◆ Task brief
Reading down the listing below, count the lines where the word "this" shows up, then give only that count.

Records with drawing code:
++++++++++++++++++++

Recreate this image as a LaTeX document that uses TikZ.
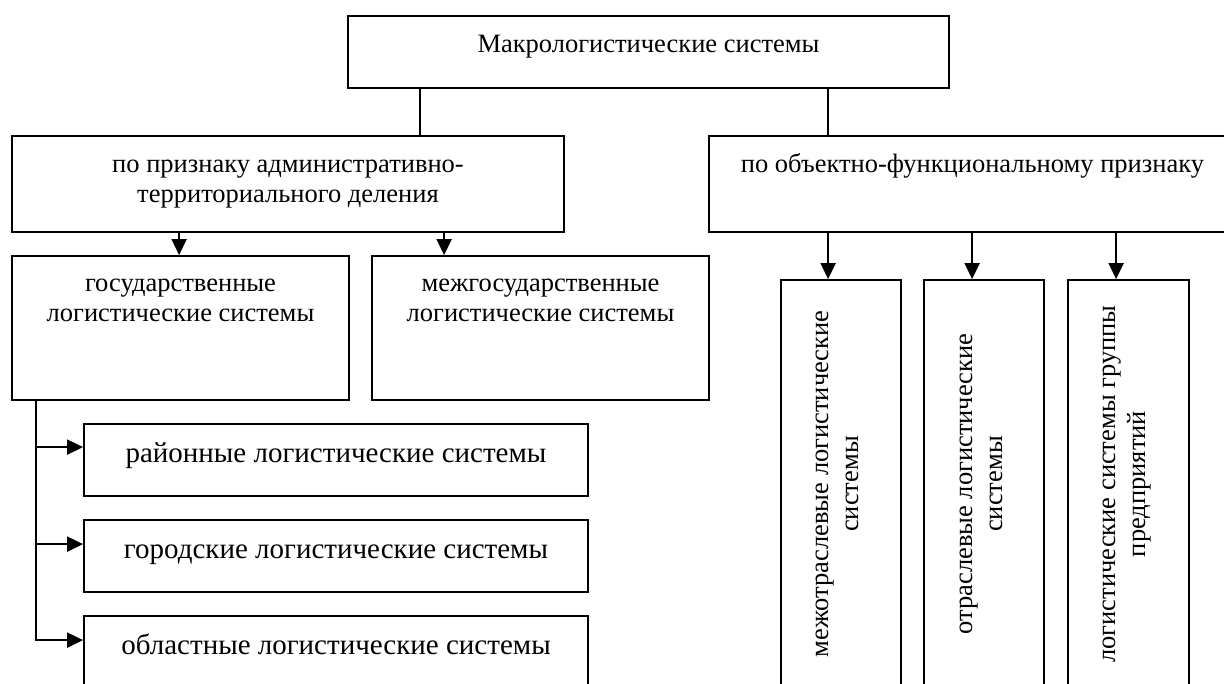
\documentclass[tikz,border=0pt]{standalone}
\usepackage{fontspec}
\setmainfont{Liberation Serif}
\usetikzlibrary{arrows.meta,calc}
\newcommand{\twoln}[2]{\begin{tabular}[t]{@{}c@{}}#1\\#2\end{tabular}}
\begin{document}
\begin{tikzpicture}[x=1pt,y=-1pt,
  box/.style={draw, line width=1.8pt, inner sep=0pt},
  ln/.style={line width=1.8pt},
  arr/.style={line width=1.8pt, -{Triangle[length=16pt,width=15pt]}},
  txt/.style={font=\fontsize{26.5}{30}\selectfont, inner sep=0pt, anchor=base},
  big/.style={font=\fontsize{29}{33}\selectfont, inner sep=0pt, anchor=base}]
\useasboundingbox (0,0) rectangle (1224,684);
\clip (0,0) rectangle (1224,684);
% boxes
\node[box, minimum width=601pt, minimum height=72pt] (top) at (648.5,52) {};
\node[box, minimum width=552pt, minimum height=96pt] (adm) at (288,184) {};
\node[box, minimum width=527pt, minimum height=96pt] (obj) at (972.5,184) {};
\node[box, minimum width=337pt, minimum height=144pt] (gos) at (180.5,328) {};
\node[box, minimum width=337pt, minimum height=144pt] (mezh) at (540.5,328) {};
\node[box, minimum width=504pt, minimum height=72pt] (r1) at (336,460) {};
\node[box, minimum width=504pt, minimum height=72pt] (r2) at (336,556) {};
\node[box, minimum width=504pt, minimum height=72pt] (r3) at (336,652) {};
\node[box, minimum width=120pt, minimum height=408pt] (v1) at (841,484) {};
\node[box, minimum width=120pt, minimum height=408pt] (v2) at (984,484) {};
\node[box, minimum width=121pt, minimum height=408pt] (v3) at (1128.5,484) {};
% texts
\node[txt] (toptx) at (648.5,53) {Макрологистические системы};
\node[txt] (admtx) at (288,173) {\twoln{по признаку административно-}{территориального деления}};
\node[txt] (objtx) at (972.5,173) {по объектно-функциональному признаку};
\node[txt] (gostx) at (180.5,292) {\twoln{государственные}{логистические системы}};
\node[txt] (mezhtx) at (540.5,292) {\twoln{межгосударственные}{логистические системы}};
\node[big] (r1tx) at (336,462.5) {районные логистические системы};
\node[big] (r2tx) at (336,558.5) {городские логистические системы};
\node[big] (r3tx) at (336,654.5) {областные логистические системы};
\node[txt, rotate=90] (v1tx) at (828,484) {\twoln{межотраслевые логистические}{системы}};
\node[txt, rotate=90] (v2tx) at (972,484) {\twoln{отраслевые логистические}{системы}};
\node[txt, rotate=90] (v3tx) at (1115,484) {\twoln{логистические системы группы}{предприятий}};
% connectors
\draw[ln] ($(top.south west)+(73,0)$) -- ($(adm.north west)+(409,0)$);
\draw[ln] ($(top.south west)+(481,0)$) -- ($(obj.north west)+(120,0)$);
\draw[arr] ($(adm.south west)+(168,0)$) -- ($(gos.north west)+(168,0)$);
\draw[arr] ($(adm.south west)+(433,0)$) -- ($(mezh.north west)+(73,0)$);
\draw[arr] ($(obj.south west)+(120,0)$) -- ($(v1.north west)+(48,0)$);
\draw[arr] ($(obj.south west)+(264,0)$) -- ($(v2.north west)+(49,0)$);
\draw[arr] ($(obj.south west)+(408,0)$) -- ($(v3.north west)+(49,0)$);
\draw[arr] ($(gos.south west)+(24.7,0)$) |- ($(r1.north west)+(0,24)$);
\draw[arr] ($(gos.south west)+(24.7,0)$) |- ($(r2.north west)+(0,25)$);
\draw[arr] ($(gos.south west)+(24.7,0)$) |- ($(r3.north west)+(0,25)$);
\end{tikzpicture}
\end{document}
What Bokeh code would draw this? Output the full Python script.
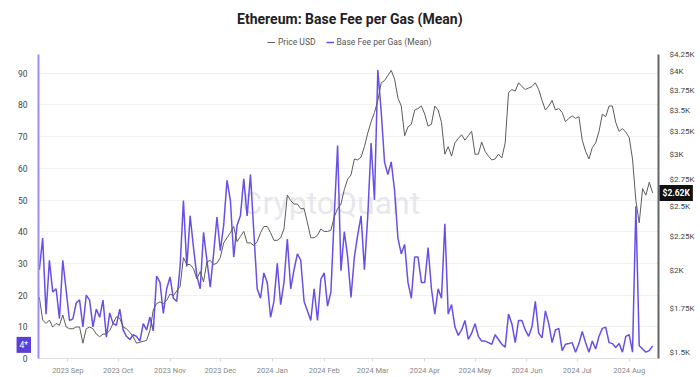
import pandas as pd
from bokeh.plotting import figure
from bokeh.layouts import column
from bokeh.models import (Range1d, LogAxis, LogScale, FixedTicker, CustomJSTickFormatter,
                          Label, Legend, LegendItem, MonthsTicker, DatetimeTickFormatter)
from bokeh.embed import file_html
from bokeh.resources import INLINE
from bokeh.core.properties import value

# ---------------- data (2-day sampling) ----------------
START_DATE = "2023-08-15"
N_POINTS = 184
dates = pd.date_range(START_DATE, periods=N_POINTS, freq="2D")

base_fee = [
    28, 38, 14, 31, 21, 22, 12.6, 31, 21.5, 12,
    12.5, 17.5, 18.5, 10, 20, 18.4, 10, 15.6, 13, 18.4,
    6.7, 14.4, 11, 10.5, 15.6, 9, 7, 6, 7.5, 7,
    5.5, 11, 9, 13, 8.7, 26, 24, 14.2, 22, 25.7,
    19, 18, 29, 49.8, 29, 45, 35, 26, 22, 39.8,
    31, 22.5, 33, 44.6, 34, 42, 56.2, 50, 32, 42,
    45, 56.7, 45, 58, 40, 22, 19, 27, 24, 13,
    18, 30, 17, 24, 37.7, 22, 28, 33, 31, 18,
    15, 12, 22, 12, 25, 27, 16.5, 21, 45, 67.2,
    27.7, 40, 32, 19.3, 32, 39, 45, 28, 45, 68,
    50, 91, 78, 62, 58, 62, 53, 38, 33, 36,
    24, 19, 32, 32, 24, 24, 35, 22, 14, 22,
    19, 42.5, 14, 17, 10, 7.3, 9, 12, 6, 8,
    11, 7, 5.5, 5.5, 5, 4.5, 7.5, 6, 4.5, 3.6,
    14, 11, 5, 12, 12, 9, 7, 10, 18, 8,
    6.5, 15, 11, 5, 9, 9.5, 2.5, 4.5, 4.7, 5,
    2, 4.7, 8.5, 5, 2, 5.5, 3, 7, 9.5, 9.9,
    5, 4.7, 3.5, 4.7, 2, 7, 7.5, 2, 48, 4,
    3, 2, 2.5, 4,
]

price_usd = [
    1820, 1680, 1660, 1680, 1640, 1660, 1650, 1710, 1640, 1630,
    1630, 1640, 1640, 1550, 1630, 1640, 1630, 1600, 1585, 1600,
    1600, 1620, 1660, 1700, 1690, 1640, 1630, 1610, 1585, 1550,
    1555, 1560, 1565, 1620, 1740, 1780, 1790, 1780, 1800, 1840,
    1830, 1860, 1890, 2090, 2040, 2040, 2010, 1940, 1990, 1920,
    2060, 2070, 2040, 2050, 2090, 2200, 2240, 2280, 2330, 2210,
    2250, 2290, 2200, 2200, 2180, 2210, 2280, 2330, 2330, 2280,
    2220, 2220, 2240, 2310, 2600, 2550, 2520, 2520, 2480, 2480,
    2360, 2240, 2240, 2260, 2310, 2290, 2290, 2300, 2410, 2480,
    2520, 2650, 2750, 2790, 2950, 2940, 2970, 3080, 3230, 3360,
    3470, 3620, 3850, 3880, 3950, 4020, 3900, 3650, 3550, 3200,
    3300, 3330, 3500, 3520, 3550, 3450, 3310, 3330, 3550, 3500,
    3350, 3000, 3080, 2980, 3120, 3170, 3210, 3150, 3200, 3250,
    3000, 3000, 3130, 3030, 2980, 2940, 2950, 3000, 2960, 3120,
    3720, 3760, 3740, 3850, 3800, 3760, 3780, 3800, 3850, 3760,
    3620, 3500, 3550, 3620, 3500, 3520, 3470, 3360, 3400, 3430,
    3400, 3420, 3150, 3030, 2950, 3070, 3120, 3250, 3450, 3420,
    3550, 3550, 3350, 3250, 3280, 3240, 3180, 2950, 2550, 2360,
    2660, 2600, 2720, 2620,
]

fee_ticks = [0, 10, 20, 30, 40, 50, 60, 70, 80, 90]
price_ticks = [1500, 1750, 2000, 2250, 2500, 2750, 3000, 3250, 3500, 3750, 4000, 4250]
legend_labels = ["Price USD", "Base Fee per Gas (Mean)"]
last_fee_text = "4*"
last_fee = 4.3
last_price_text = "$2.62K"
last_price = 2620
title_text = "Ethereum: Base Fee per Gas (Mean)"

FONT = "Roboto"
PURPLE = "#6650e6"
GRAY = "#5c5c5c"

# ---------------- header (title + legend) ----------------
TOP_H = 54
top = figure(width=700, height=TOP_H, x_range=Range1d(0, 700), y_range=Range1d(0, TOP_H),
             toolbar_location=None, output_backend="svg", x_axis_location=None, y_axis_location=None,
             min_border_left=0, min_border_right=0, min_border_top=0, min_border_bottom=0)
top.grid.visible = False
top.outline_line_color = None
top.text(x=[351.5], y=[TOP_H - 18], text=[title_text], text_align="center", text_baseline="middle",
         text_font=value(FONT), text_font_style="bold", text_font_size="14px", text_color="#222222")
lg_price = top.line(x=[-50, -40], y=[0, 0], color=GRAY, line_width=1)
lg_fee = top.line(x=[-50, -40], y=[0, 0], color=PURPLE, line_width=1.5)
legend = Legend(items=[LegendItem(label=legend_labels[0], renderers=[lg_price]),
                       LegendItem(label=legend_labels[1], renderers=[lg_fee])],
                location=(229, 6), orientation="horizontal",
                label_text_font=FONT, label_text_font_size="8.5px", label_text_color="#555555",
                glyph_width=8, glyph_height=10, label_height=12, label_standoff=3, spacing=10,
                padding=0, margin=0, border_line_color=None, background_fill_alpha=0)
top.add_layout(legend)

# ---------------- main chart ----------------
x_start = pd.Timestamp("2023-08-14 12:00")
x_end = pd.Timestamp("2024-08-18 12:00")
OVERLAP = 16

p = figure(width=700, height=377 - TOP_H + OVERLAP, x_axis_type="datetime",
           x_range=Range1d(x_start, x_end), y_range=Range1d(0, 95.9),
           toolbar_location=None, output_backend="svg",
           min_border_left=29, min_border_right=42, min_border_top=OVERLAP, min_border_bottom=19)
p.margin = (-OVERLAP, 0, 0, 0)
p.outline_line_color = None
p.background_fill_color = "white"
p.border_fill_alpha = 0

p.extra_y_ranges = {"price": Range1d(1469, 4250)}
p.extra_y_scales = {"price": LogScale()}

# watermark
wm_x = pd.Timestamp("2024-02-05").timestamp() * 1000
p.add_layout(Label(x=wm_x, y=49, text="CryptoQuant", text_align="center", text_baseline="middle",
                   text_font=FONT, text_font_size="32px", text_color="#d8d8e4",
                   text_alpha=0.6, level="underlay"))

r_fee = p.line(dates, base_fee, color=PURPLE, line_width=1.5)
r_price = p.line(dates, price_usd, y_range_name="price", color=GRAY, line_width=1)

# left axis
ax_l = p.yaxis[0]
ax_l.ticker = FixedTicker(ticks=fee_ticks)
ax_l.axis_line_color = "#9d8ff2"
ax_l.axis_line_width = 2
ax_l.major_tick_line_color = None
ax_l.minor_tick_line_color = None
ax_l.major_label_text_font = FONT
ax_l.major_label_text_font_size = "8.5px"
ax_l.major_label_text_color = "#444444"
ax_l.major_label_standoff = 5

# right axis
ax_r = LogAxis(y_range_name="price", ticker=FixedTicker(ticks=price_ticks),
               formatter=CustomJSTickFormatter(code="return '$' + (tick/1000) + 'K';"))
ax_r.axis_line_color = "#666666"
ax_r.axis_line_width = 2
ax_r.major_tick_line_color = None
ax_r.minor_tick_line_color = None
ax_r.major_label_text_font = FONT
ax_r.major_label_text_font_size = "8px"
ax_r.major_label_text_color = "#444444"
ax_r.major_label_standoff = 5
p.add_layout(ax_r, "right")

# x axis
ax_x = p.xaxis[0]
ax_x.ticker = MonthsTicker(months=list(range(12)))
ax_x.formatter = DatetimeTickFormatter(months="%Y %b", days="%Y %b", years="%Y")
ax_x.axis_line_color = "#e3e3e3"
ax_x.major_tick_line_color = "#d8d8d8"
ax_x.major_tick_out = 3
ax_x.major_tick_in = 0
ax_x.minor_tick_line_color = None
ax_x.major_label_text_font = FONT
ax_x.major_label_text_font_size = "7.5px"
ax_x.major_label_text_color = "#888888"
ax_x.major_label_standoff = 4

p.xgrid.grid_line_color = None
p.ygrid.grid_line_color = "#f1f1f1"

# current value tags (side panels so they are not clipped to the frame)
p.add_layout(Label(x=x_start.timestamp() * 1000, y=last_fee, text=last_fee_text, text_align="right",
                   text_baseline="middle", x_offset=-7.5, text_font=FONT, text_font_size="8.5px",
                   text_color="white", background_fill_color="#5b3fd9", padding=3), "left")
p.add_layout(Label(x=x_end.timestamp() * 1000, y=last_price, y_range_name="price", text=last_price_text,
                   text_align="left", text_baseline="middle", x_offset=1, text_font=FONT,
                   text_font_size="8.5px", text_font_style="bold", text_color="white",
                   background_fill_color="#111111", padding=3), "above")

layout = column(top, p, spacing=0)
open("out.html", "w").write(file_html(layout, INLINE))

++++++++++++++++++++

◆ Solution below
2